Disease and National Defense

In Biblical times, where historical accounts and historical myth sometimes mingle, there are accounts of great armies being destroyed by disease. Conflicting accounts of the siege of Jerusalem circa 701 BCE by the Assyrian king Sennacherib are of that nature.

Fast forward two thousand years. Evans, Kleinman, and Pagano write:

In 1334 an epidemic struck the northeastern Chinese province of Hopei. This “Black Death” claimed up to 90% of the population, nearly five million people. The epidemic eventually reached and decimated Tartar forces that had been attacking Kaffa, a Genoese colony on the Crimean Peninsula. In 1347, the departing Tartars catapulted plagueinfested bodies into Kaffa. The Genoese quickly dumped these bodies into the sea, however it was too late. Four ships escaped back to Italy carrying the plague that in just two years killed one-third of the European population.

The relationship between disease and national defense is not a new one in the US. Just a simple web search revealed this 72-year-old article from the American Journal of Public Health on the dangers of venereal disease to military preparedness. Another article in the Journal of the American Medical Association (JAMA) of the same year reports that venereal disease has been a concern of the US Army and Navy since 1778.

There is continued concern about the impact of infectious disease on national defense, for example, the emergence of antibiotic-resistant pathogens and the threat from tick-borne diseases, and from influenza.

Indeed, with anthrax and ricin scares, preventing and managing bio-terrorism is a major part of contemporary national preparedness.

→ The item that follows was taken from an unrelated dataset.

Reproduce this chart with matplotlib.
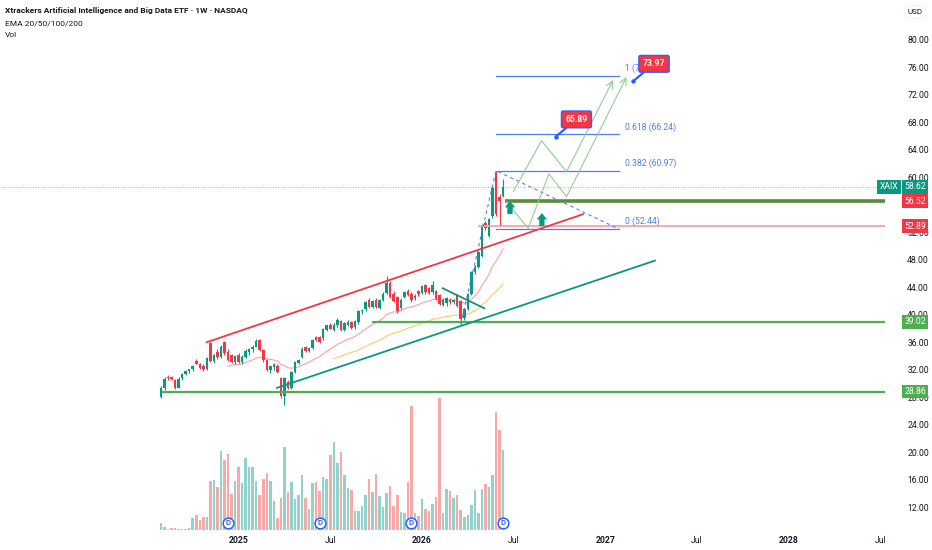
import numpy as np
import pandas as pd
import matplotlib
matplotlib.use("Agg")
import matplotlib.pyplot as plt
from matplotlib import transforms

plt.rcParams['font.family'] = ['Roboto', 'DejaVu Sans']

# weekly candles, first bar = week of 2024-07-29
START = pd.Timestamp("2024-07-29")
opens = [28.1, 29.3, 31.0, 30.9, 30.6, 29.4, 30.8, 31.4, 31.8, 32.1,
         33.3, 32.9, 32.6, 32.1, 35.9, 33.3, 34.6, 33.9, 36.0, 34.6,
         34.1, 33.2, 34.2, 33.2, 33.9, 34.6, 35.0, 35.4, 36.3, 34.9,
         33.4, 32.0, 32.4, 32.6, 30.8, 28.2, 30.2, 29.4, 31.7, 33.0,
         33.9, 35.3, 34.8, 35.2, 36.8, 36.8, 36.6, 37.8, 38.6, 37.8,
         38.5, 39.1, 37.8, 38.6, 39.0, 38.2, 38.9, 40.5, 40.8, 42.1,
         41.2, 42.2, 41.0, 42.2, 43.2, 44.7, 43.1, 42.6, 41.0, 42.6,
         43.5, 43.0, 42.4, 43.4, 43.2, 44.3, 43.9, 43.3, 43.4, 42.9,
         41.5, 41.7, 42.2, 41.8, 42.9, 42.0, 39.6, 40.9, 43.1, 46.3,
         47.0, 48.6, 53.3, 51.5, 54.3, 60.6, 57.2, 57.3]
highs = [29.6, 31.0, 31.3, 31.1, 30.7, 30.9, 31.5, 32.0, 32.2, 32.7,
         33.6, 33.0, 32.8, 33.9, 36.1, 34.3, 35.0, 35.6, 36.2, 35.1,
         34.3, 34.2, 34.4, 34.1, 35.0, 35.2, 35.6, 36.5, 36.5, 35.0,
         33.6, 32.7, 33.0, 32.8, 31.0, 31.0, 30.5, 31.8, 33.3, 33.6,
         35.3, 35.5, 35.4, 36.5, 37.0, 37.0, 38.1, 38.6, 38.8, 38.8,
         39.5, 39.3, 39.0, 39.2, 39.1, 39.3, 40.7, 40.9, 42.0, 42.4,
         42.2, 42.4, 42.3, 43.3, 45.6, 44.9, 43.4, 42.7, 42.4, 43.5,
         43.8, 43.3, 43.0, 43.6, 44.4, 44.5, 44.1, 44.9, 43.6, 43.1,
         42.4, 42.6, 42.4, 42.3, 43.1, 42.2, 41.0, 43.2, 46.4, 47.2,
         49.3, 53.2, 53.6, 54.1, 58.7, 60.97, 57.6, 59.8]
lows = [27.9, 29.1, 30.6, 30.5, 29.2, 29.3, 30.6, 31.3, 31.6, 31.9,
        32.8, 32.1, 31.9, 32.0, 33.1, 33.0, 33.6, 33.7, 34.2, 33.3,
        33.0, 32.9, 33.0, 32.8, 33.7, 34.2, 34.6, 35.3, 34.7, 33.2,
        31.8, 31.6, 32.0, 31.5, 27.9, 26.9, 29.2, 29.2, 31.5, 32.8,
        33.7, 34.6, 34.6, 35.0, 36.2, 35.9, 36.4, 37.6, 37.9, 37.6,
        38.3, 37.6, 37.6, 38.4, 37.9, 38.0, 38.7, 40.2, 40.6, 41.0,
        41.0, 41.0, 40.8, 42.0, 43.0, 42.4, 41.8, 40.3, 40.8, 42.4,
        42.7, 41.9, 42.2, 42.8, 43.0, 43.1, 43.0, 43.1, 42.1, 41.4,
        41.3, 41.3, 41.6, 41.6, 41.1, 38.64, 39.3, 40.7, 42.9, 46.0,
        46.8, 48.4, 52.4, 51.3, 54.1, 54.3, 52.9, 57.1]
closes = [29.4, 30.7, 30.8, 30.7, 29.3, 30.7, 31.4, 31.9, 32.1, 32.6,
          32.9, 32.3, 32.1, 33.8, 33.3, 34.1, 33.9, 35.4, 34.4, 33.5,
          33.2, 34.0, 33.2, 33.9, 34.8, 35.0, 35.4, 36.2, 34.9, 33.4,
          32.0, 32.5, 32.8, 31.7, 28.2, 30.8, 29.4, 31.7, 33.2, 33.4,
          35.1, 34.8, 35.2, 36.3, 36.4, 36.1, 37.9, 38.5, 38.0, 38.6,
          39.3, 37.8, 38.8, 39.0, 38.1, 39.1, 40.5, 40.7, 41.9, 41.2,
          42.0, 41.2, 42.1, 43.1, 44.6, 42.6, 42.0, 40.5, 42.2, 43.3,
          42.9, 42.1, 42.8, 43.0, 44.2, 43.3, 43.2, 44.4, 42.3, 41.6,
          42.2, 42.4, 41.8, 42.1, 41.3, 39.4, 40.8, 43.0, 46.2, 47.0,
          49.1, 53.0, 52.6, 53.9, 58.5, 54.6, 56.5, 58.62]
volumes = [20, 8, 3, 5, 5, 4, 4, 3, 5, 36,
           46, 30, 38, 40, 146, 150, 128, 238, 211, 228,
           108, 146, 188, 140, 216, 188, 188, 146, 105, 153,
           170, 146, 88, 36, 96, 248, 113, 143, 93, 104,
           164, 96, 63, 142, 143, 117, 160, 152, 225, 264,
           202, 234, 165, 126, 120, 58, 58, 72, 106, 152,
           114, 168, 102, 70, 110, 132, 72, 105, 54, 50,
           144, 372, 50, 41, 93, 63, 58, 78, 100, 396,
           51, 122, 116, 96, 104, 60, 38, 46, 76, 120,
           51, 124, 138, 130, 165, 354, 301, 240]
dividend_bars = [19, 45, 71, 97]

# horizontal levels (price, first bar)
level_prices = [28.86, 39.02, 56.52, 52.89]
level_start = [0, 59.7, 97.5, 90]
level_colors = ['#4caf50', '#4caf50', '#5d8b35', '#f7a3aa']
level_widths = [1.6, 1.6, 2.6, 1.3]
level_tag_colors = ['#4caf50', '#4caf50', '#f23645', '#f23645']

# trend lines (bar, price)
red_channel = [(13.0, 36.03), (119.65, 54.63)]
green_channel = [(32.9, 29.39), (140.06, 47.89)]
wedge_line = [(79.87, 43.87), (91.67, 40.96)]

# fib extension anchors A, B, C and levels
fib_a = (85, 38.64)
fib_b = (95, 60.97)
fib_c = (130, 52.44)
fib_ratios = [0, 0.382, 0.618, 1]

# projected paths
path_1 = [(99.9, 57.91), (107.9, 65.32), (115.0, 60.81), (128.2, 74.14)]
path_2 = [(98.0, 56.45), (104.1, 52.59), (110.0, 60.48), (115.0, 57.18), (132.0, 74.58)]

# up arrows (bar, base, tip)
up_arrows = [(98.95, 54.64, 56.53), (108.0, 52.92, 54.78)]

# price callouts (bar, price)
callouts = [(111.9, 65.89), (133.9, 73.97)]

last_price = closes[-1]

GREEN = '#089981'
RED = '#f23645'
BLUE = '#2962ff'
FIB_BLUE = '#4f7ef0'
FS = 6.2

n = len(closes)
x = np.arange(n)
o = np.array(opens)
c = np.array(closes)
up = c >= o

fig = plt.figure(figsize=(9.32, 5.5), dpi=100)
ax = fig.add_axes([0, 20 / 550, 885 / 932, 530 / 550])
axv = ax.twinx()
ax.set_zorder(axv.get_zorder() + 1)
ax.patch.set_visible(False)

# volume
vol_colors = np.where(up, '#92d2cc', '#f7a9a7')
axv.bar(x, volumes, width=0.72, color=vol_colors, linewidth=0)
axv.set_ylim(0, max(volumes) / 0.249)
axv.set_yticks([])
for s in axv.spines.values():
    s.set_visible(False)

# candles
cc = np.where(up, GREEN, RED)
ax.vlines(x, lows, highs, colors=cc, linewidth=0.8, zorder=3)
ax.bar(x, np.maximum(np.abs(c - o), 0.1), bottom=np.minimum(o, c), width=0.72,
       color=cc, linewidth=0, zorder=3)

# EMAs
ema20 = pd.Series(closes).ewm(span=20, adjust=False, min_periods=20).mean()
ema50 = pd.Series(closes).ewm(span=50, adjust=False, min_periods=50).mean()
ax.plot(x, ema20, color='#f7525f', alpha=0.55, lw=0.8, zorder=2)
ax.plot(x, ema50, color='#ff9800', alpha=0.55, lw=0.8, zorder=2)

x_left = -45.65
x_right = 205.3
ax.set_xlim(x_left, x_right)
ax.set_ylim(8.73, 85.77)

# levels
for p, s, col, lw in zip(level_prices, level_start, level_colors, level_widths):
    ax.plot([s, x_right], [p, p], color=col, lw=lw, zorder=4, solid_capstyle='butt')

# trend lines
for line, col in [(red_channel, '#f23645'), (green_channel, GREEN), (wedge_line, GREEN)]:
    xs, ys = zip(*line)
    ax.plot(xs, ys, color=col, lw=1.3, zorder=4)

# fib extension
ax.plot([fib_a[0], fib_b[0], fib_c[0]], [fib_a[1], fib_b[1], fib_c[1]],
        color=FIB_BLUE, lw=0.8, ls=(0, (3, 3)), zorder=4)
span = fib_b[1] - fib_a[1]
for r in fib_ratios:
    lv = fib_c[1] + r * span
    ax.plot([fib_b[0], fib_c[0]], [lv, lv], color=FIB_BLUE, lw=0.9, zorder=4)
    ax.annotate(f"{r:g} ({lv:.2f})", (fib_c[0] + 1.6, lv), xytext=(0, 5.5),
                textcoords='offset points', va='center', ha='left',
                color=FIB_BLUE, fontsize=FS, zorder=5)

# projected paths
for path in (path_1, path_2):
    xs, ys = zip(*path)
    ax.plot(xs[:-1], ys[:-1], color='#8fcf8f', lw=0.8, zorder=4)
    ax.annotate('', xy=path[-1], xytext=path[-2],
                arrowprops=dict(arrowstyle='->,head_length=0.5,head_width=0.25',
                                color='#8fcf8f', lw=0.8, shrinkA=0, shrinkB=0), zorder=4)

# block arrows
for bx, b0, b1 in up_arrows:
    ax.annotate('', xy=(bx, b1), xytext=(bx, b0),
                arrowprops=dict(arrowstyle='simple,head_length=0.45,head_width=0.75,tail_width=0.38',
                                fc=GREEN, ec=GREEN, lw=0, mutation_scale=10,
                                shrinkA=0, shrinkB=0), zorder=6)

# callouts
for bx, p in callouts:
    ax.plot([bx], [p], 'o', color=BLUE, ms=2.2, zorder=7)
    ax.annotate(f"{p:.2f}", (bx, p), xytext=(15, 12.5), textcoords='offset points',
                ha='center', va='center', color='white', fontsize=FS, fontweight='bold',
                bbox=dict(boxstyle='round,pad=0.45,rounding_size=0.2', fc=RED, ec=BLUE, lw=1),
                arrowprops=dict(arrowstyle='-', color=BLUE, lw=1.6, shrinkA=0, shrinkB=0),
                zorder=7)

# last price line
ax.axhline(last_price, color='#26a69a', alpha=0.8, lw=0.6, ls=(0, (1, 2)), zorder=2)

# dividends
yd = 9.75
ax.scatter(dividend_bars, [yd] * len(dividend_bars), s=60, facecolor='white',
           edgecolor=BLUE, linewidth=1.1, zorder=8)
for b in dividend_bars:
    ax.text(b, yd, 'D', color=BLUE, fontsize=5.6, fontweight='bold',
            ha='center', va='center', zorder=9)

# axes styling
for s in ax.spines.values():
    s.set_visible(False)
ax.yaxis.tick_right()
yt = np.arange(12, 81, 4)
ax.set_yticks(yt)
ax.set_yticklabels([f"{v:.2f}" for v in yt])
ax.tick_params(axis='y', length=0, pad=16, labelsize=FS, labelcolor='#131722')

tick_dates = pd.to_datetime(['2025-01-01', '2025-07-01', '2026-01-01', '2026-07-01',
                             '2027-01-01', '2027-07-01', '2028-01-01', '2028-07-01'])
tick_pos = [(d - START).days // 7 for d in tick_dates]
tick_lab = [str(d.year) if d.month == 1 else 'Jul' for d in tick_dates]
ax.set_xticks(tick_pos)
ax.set_xticklabels(tick_lab)
ax.tick_params(axis='x', length=0, pad=4, labelsize=FS, labelcolor='#131722')
for t in ax.get_xticklabels():
    if t.get_text() != 'Jul':
        t.set_fontweight('bold')

# right-scale tags
trans = transforms.blended_transform_factory(ax.transAxes, ax.transData)
tag_x = 915 / 885
for p, col in zip(level_prices, level_tag_colors):
    ax.text(tag_x, p, f"{p:.2f}", transform=trans, ha='center', va='center', color='white',
            fontsize=FS, zorder=10, clip_on=False,
            bbox=dict(boxstyle='square,pad=0.28', fc=col, ec='none'))
ax.text(tag_x, last_price, f"{last_price:.2f}", transform=trans, ha='center', va='center',
        color='white', fontsize=FS, zorder=10, clip_on=False,
        bbox=dict(boxstyle='square,pad=0.28', fc=GREEN, ec='none'))
ax.text(889 / 885, last_price, "XAIX", transform=trans, ha='center', va='center',
        color='white', fontsize=FS, zorder=10, clip_on=False,
        bbox=dict(boxstyle='square,pad=0.28', fc=GREEN, ec='none'))

fig.text(915 / 932, 1 - 12 / 550, "USD", ha='center', va='center', fontsize=5.8, color='#131722',
         bbox=dict(boxstyle='round,pad=0.4,rounding_size=0.3', fc='white', ec='#eef0f4', lw=0.6))

# header
fig.text(5 / 932, 1 - 11 / 550, "Xtrackers Artificial Intelligence and Big Data ETF · 1W · NASDAQ",
         fontsize=6.0, fontweight='bold', color='#131722', va='center')
fig.text(5 / 932, 1 - 23 / 550, "EMA 20/50/100/200", fontsize=6.0, color='#131722', va='center')
fig.text(5 / 932, 1 - 35 / 550, "Vol", fontsize=6.0, color='#131722', va='center')

fig.savefig("out.png", dpi=100, facecolor='white')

In addition, the Department of Defense is participating in prevention initiatives. As Dr. Jonathan Woodson, Assistant Secretary of Defense for Health Affairs in the Department of Defense, put it:

At the Department of Defense, we’ve moved from a concept of health care to health, meaning that we understand health really is a much more involved concept other than just freedom from disease. It relates to healthy communities and healthy and active lifestyles and also addresses mental wellness and spiritual wellness as well. For us to create a fit and ready force, we need to make sure that we’re paying attention to all these dimensions of health and wellness.

All of these efforts center upon a single premise: national defense depends upon maintaining the health of the civilian and military populations.

That raises an important question: does it matter whether the threat to our health is a foreign enemy, a small band of domestic terrorists, or what we do to ourselves?

As we eat too much, as we eat too much of the wrong foods, as those foods provide biological encouragement to continue those habits, as we exercise too little, and as we create our own national health epidemic, is that not more than what any adversary could do to us?

Or as Walt Kelly’s cartoon Pogo once famously stated: We is met the enemy, and he is us.